[Figure scripts]

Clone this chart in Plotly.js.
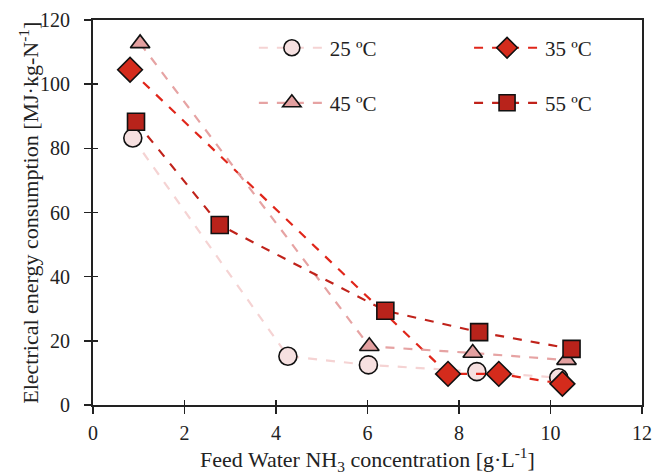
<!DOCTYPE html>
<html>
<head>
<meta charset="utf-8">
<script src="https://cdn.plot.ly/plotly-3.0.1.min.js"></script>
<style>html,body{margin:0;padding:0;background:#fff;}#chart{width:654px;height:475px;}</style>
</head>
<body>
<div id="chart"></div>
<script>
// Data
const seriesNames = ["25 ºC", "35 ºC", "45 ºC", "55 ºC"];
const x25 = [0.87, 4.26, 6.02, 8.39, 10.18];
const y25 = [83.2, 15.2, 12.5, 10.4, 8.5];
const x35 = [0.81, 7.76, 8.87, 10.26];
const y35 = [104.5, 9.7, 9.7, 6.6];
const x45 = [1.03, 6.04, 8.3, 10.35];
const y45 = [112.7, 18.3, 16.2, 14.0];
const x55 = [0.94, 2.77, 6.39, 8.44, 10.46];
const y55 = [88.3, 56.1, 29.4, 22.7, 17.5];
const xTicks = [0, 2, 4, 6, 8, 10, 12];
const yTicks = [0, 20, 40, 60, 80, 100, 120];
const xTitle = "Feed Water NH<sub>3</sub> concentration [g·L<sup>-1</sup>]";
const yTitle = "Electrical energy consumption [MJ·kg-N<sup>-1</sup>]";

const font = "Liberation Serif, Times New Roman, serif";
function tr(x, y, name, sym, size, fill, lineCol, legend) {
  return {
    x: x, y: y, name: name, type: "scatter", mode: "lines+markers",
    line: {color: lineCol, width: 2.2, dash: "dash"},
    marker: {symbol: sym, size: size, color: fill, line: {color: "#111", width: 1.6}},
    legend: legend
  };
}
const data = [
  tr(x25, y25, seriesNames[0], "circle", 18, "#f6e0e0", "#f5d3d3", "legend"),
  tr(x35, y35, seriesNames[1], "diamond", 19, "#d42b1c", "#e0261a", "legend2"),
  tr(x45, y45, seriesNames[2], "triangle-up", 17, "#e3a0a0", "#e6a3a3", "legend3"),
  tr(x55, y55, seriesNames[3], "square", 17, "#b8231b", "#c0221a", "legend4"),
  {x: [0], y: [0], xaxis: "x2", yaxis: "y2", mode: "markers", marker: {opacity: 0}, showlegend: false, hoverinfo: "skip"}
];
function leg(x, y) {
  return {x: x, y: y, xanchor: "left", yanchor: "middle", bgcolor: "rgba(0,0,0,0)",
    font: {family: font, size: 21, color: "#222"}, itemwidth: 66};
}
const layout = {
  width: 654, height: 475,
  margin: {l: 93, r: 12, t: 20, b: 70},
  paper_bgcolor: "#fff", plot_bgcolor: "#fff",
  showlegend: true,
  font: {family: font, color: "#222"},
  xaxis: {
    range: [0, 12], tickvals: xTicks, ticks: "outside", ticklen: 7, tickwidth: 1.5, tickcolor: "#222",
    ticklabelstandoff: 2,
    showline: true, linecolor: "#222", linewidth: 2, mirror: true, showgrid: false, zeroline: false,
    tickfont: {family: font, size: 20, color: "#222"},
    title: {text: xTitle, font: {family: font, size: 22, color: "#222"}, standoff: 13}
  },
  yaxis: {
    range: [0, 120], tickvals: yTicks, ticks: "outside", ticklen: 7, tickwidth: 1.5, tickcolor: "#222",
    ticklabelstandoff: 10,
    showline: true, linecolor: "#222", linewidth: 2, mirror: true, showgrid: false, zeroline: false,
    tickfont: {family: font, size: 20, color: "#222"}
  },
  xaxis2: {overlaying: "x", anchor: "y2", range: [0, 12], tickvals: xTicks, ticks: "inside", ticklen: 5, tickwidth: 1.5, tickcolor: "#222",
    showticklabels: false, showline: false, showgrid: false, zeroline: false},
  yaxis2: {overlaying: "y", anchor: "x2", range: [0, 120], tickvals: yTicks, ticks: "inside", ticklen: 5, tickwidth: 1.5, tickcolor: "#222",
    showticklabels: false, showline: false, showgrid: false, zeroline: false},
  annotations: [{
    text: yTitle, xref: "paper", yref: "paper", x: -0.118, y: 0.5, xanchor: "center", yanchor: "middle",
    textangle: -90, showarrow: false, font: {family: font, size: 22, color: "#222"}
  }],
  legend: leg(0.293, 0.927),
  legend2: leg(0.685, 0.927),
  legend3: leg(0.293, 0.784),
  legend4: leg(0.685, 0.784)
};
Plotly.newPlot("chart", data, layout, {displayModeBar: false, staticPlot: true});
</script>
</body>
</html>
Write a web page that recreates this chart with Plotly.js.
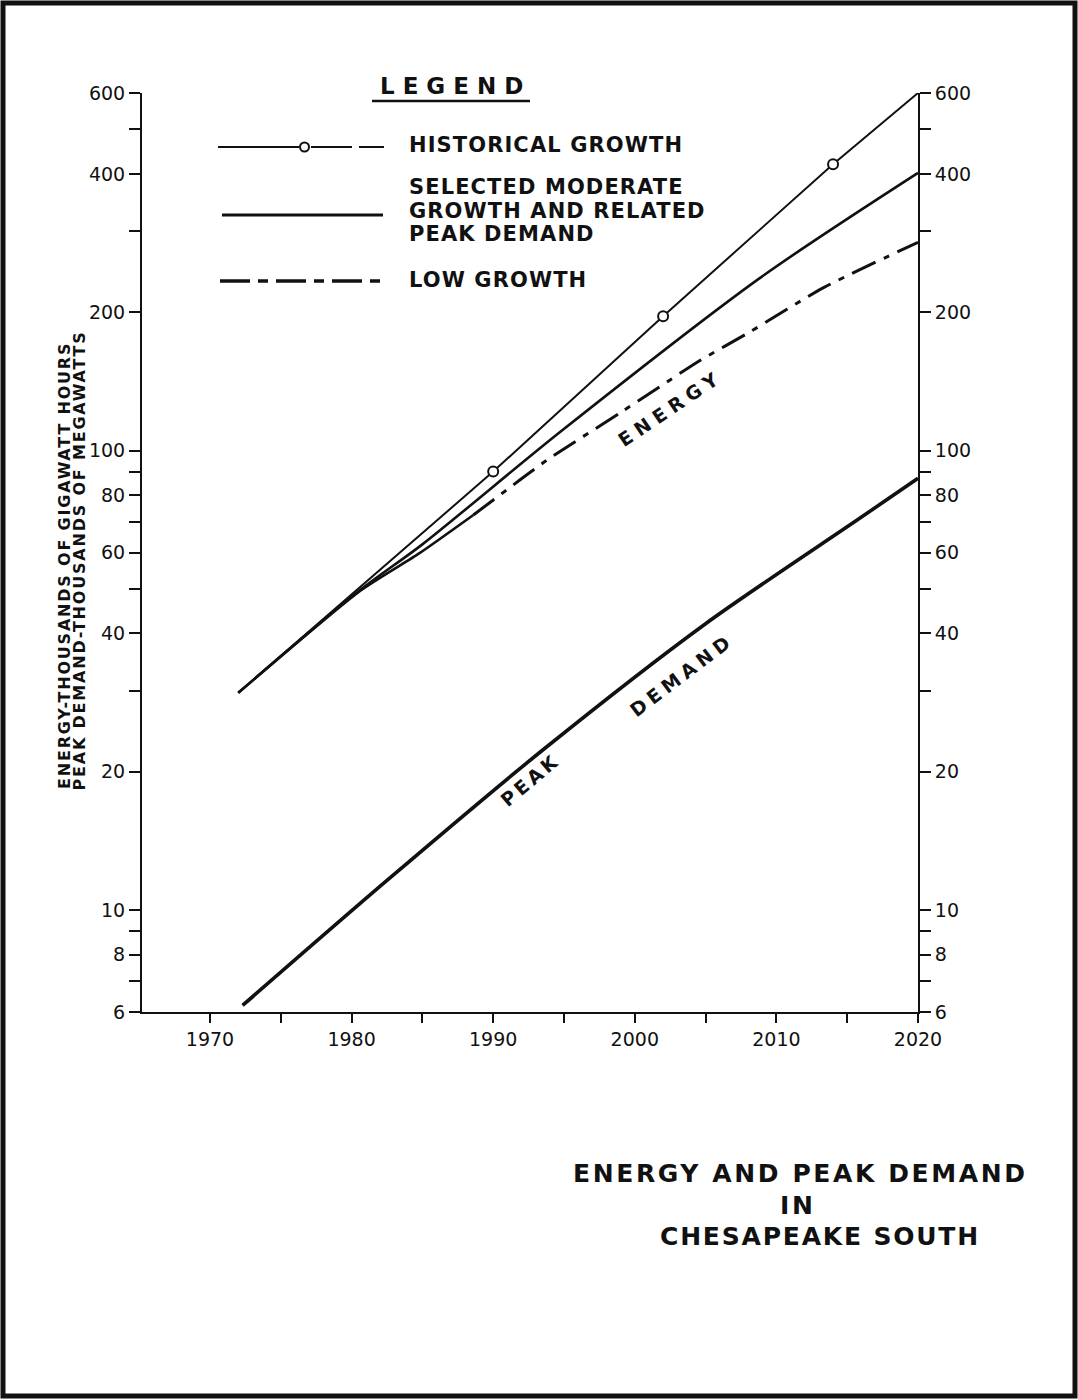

◆ **Task instructions**
Gather each line of the listing containing the word "chart" and show it.

◆ **Response for this exercise**
Clone this chart in Plotly.js.
<style>html,body{margin:0;padding:0;background:#fff;}#chart{width:654px;height:475px;}</style>
<div id="chart"></div>
Plotly.newPlot("chart", data, layout, {displayModeBar: false, staticPlot: true});
Write a web page that recreates this chart with Plotly.js.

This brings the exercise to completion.